Eglises d'Asie – Chine
Les libérations de prisonniers en 1993 semblent de bon augure pour l’Eglise clandestine
Publié le 18/03/2010
Mgr Casimir Wang Milu, ordonné en secret évêque de Tianshui, et le Père trappiste Placide Pei Ronggui, emprisonné à la suite d’un affrontement sanglant entre des catholiques du village de Youtong et la police en 1989, avaient été libérés sur parole au début de 1993 (3). En mars, des fonctionnaires chinois ont dit à John Kamm, défenseur des droits de l’homme résidant à Hongkong, que six laïcs, dix prêtres et un diacre n’appartenant pas à l’Eglise officielle venaient de sortir de prison. D’autres témoignages ont compté parmi les libérés Mgr Han Dingxiang, évêque de Handan. Les prisonniers relâchés avaient pour la plupart été arrêtés lors d’actions répressives contre des communautés clandestines dans les provinces de Fujian, Gansu, Hebei, Henan et Shaanxi et les villes de Shanghai et de Tianjin.
Ces libérations ont été interprétées par certains comme des gestes de bonne volonté de la Chine vis-à-vis de l’étranger, destinés à soutenir son offre d’accueillir les jeux olympiques de l’an 2000, ou en vue de normaliser ses relations avec le Vatican. D’autres pensent que les personnes récemment libérées avaient simplement achevé leurs peines: ré-éducation, réforme par le travail, détention administrative (extra-judiciaire).
Cependant, selon une source catholique de la Chine du nord, les autorités ont choisi la manière douce à l’égard des communautés clandestines. Ainsi au mois de mai, au sanctuaire marial de Donglu, province du Hebei, ces communautés ont organisé une célébration publique au cours de laquelle plus de cinq mille pèlerins de l’Eglise clandestine de Baoding ont assisté à la messe et deux prêtres ont été ordonnés évêques auxiliaires, sans que les autorités interviennent.
D’après une autre source, au mois de février 1993, les catholiques clandestins du Hebei ont cherché à obtenir la reconnaissance du gouvernement pour le nouveau diocèse de Langfang, dirigé par un évêque ordonné en secret, Mgr Song Weili, qui travaille maintenant dans l’Eglise « officielle ».

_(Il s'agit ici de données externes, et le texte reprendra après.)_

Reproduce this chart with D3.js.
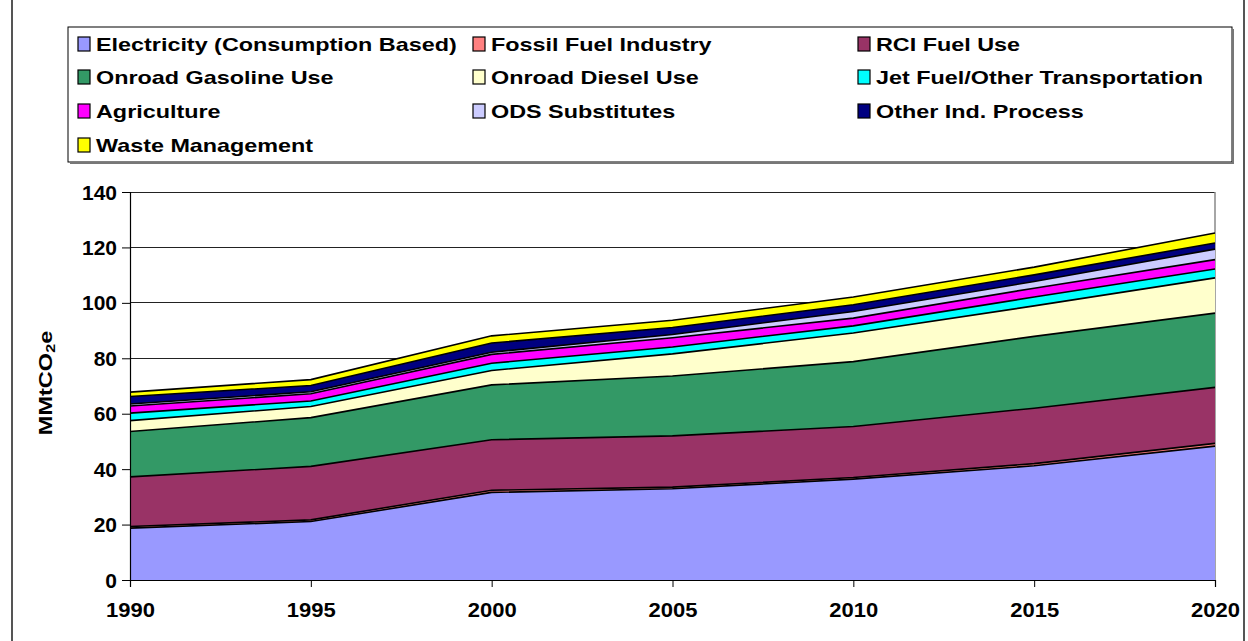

Selon un observateur de Hongkong, les dirigeants chinois ne se soucient guère de savoir si un catholique appartient à une communauté « officielle » ou « clandestine » dès lors qu’ils savent qui est à la tête de ces communautés. Ils pensent en effet pouvoir contrôler les groupes catholiques clandestins du seul fait qu’ils en contrôlent les évêques. Ce serait la raison pour laquelle les chefs de l’Eglise clandestine sont encouragés à paraître au grand jour.
Zhang Shengzuo, chef du Bureau des affaires religieuses de Chine, que des délégués catholiques de Hongkong ont rencontré à Pékin en septembre 1993, leur a dit que les problèmes de l’Eglise clandestine sont une affaire interne de l’Eglise de Chine et ne concernent pas le gouvernement. Les activités religieuses, aurait-il dit, sont compatibles avec la loi commune chinoise, pourvu qu’elles n’aillent pas à l’encontre du système socialiste. Zhang utilise la méthode déjà utilisée par lui lorsqu’il était directeur adjoint du Front uni, qui consiste à introduire la division parmi les membres de l’Eglise pour les amener à marcher sous la direction du Parti.
D’aucuns estiment que la politique de Zhang est celle « de la carotte et du bâton », puisqu’on continue à faire état de rafles de la police contre des réunions religieuses clandestines comme celles des Eglises domestiques protestantes. Selon un rapport du 22 juin 1993 d’Amnesty International de Londres, la police a fait irruption au mois de mars dans une église domestique clandestine du district de Xunyang, Shaanxi : un chrétien est mort au cours de l’opération et il y eut plusieurs blessés graves. On a également appris qu’une retraite de carême de trois jours suivie par une centaine de catholiques clandestins du district de Linchuan, Jiangxi, a été brusquement interrompue et que deux de ses participants ont été amenés en détention pour y subir une formation sur la politique religieuse du gouvernement.
Le quotidien de langue anglaise de Hongkong South China Morning Post a rapporté le 8 novembre 1993 que les persécutions de chrétiens avaient augmenté dans la province du nord de Anhui et qu’au moins six prédicateurs avaient été arrêtés. Citant des sources chrétiennes d’Anhui, l’article indique qu’au moins quatre prédicateurs ont été condamnés à une peine allant de un à trois ans de « rééducation par le travail ».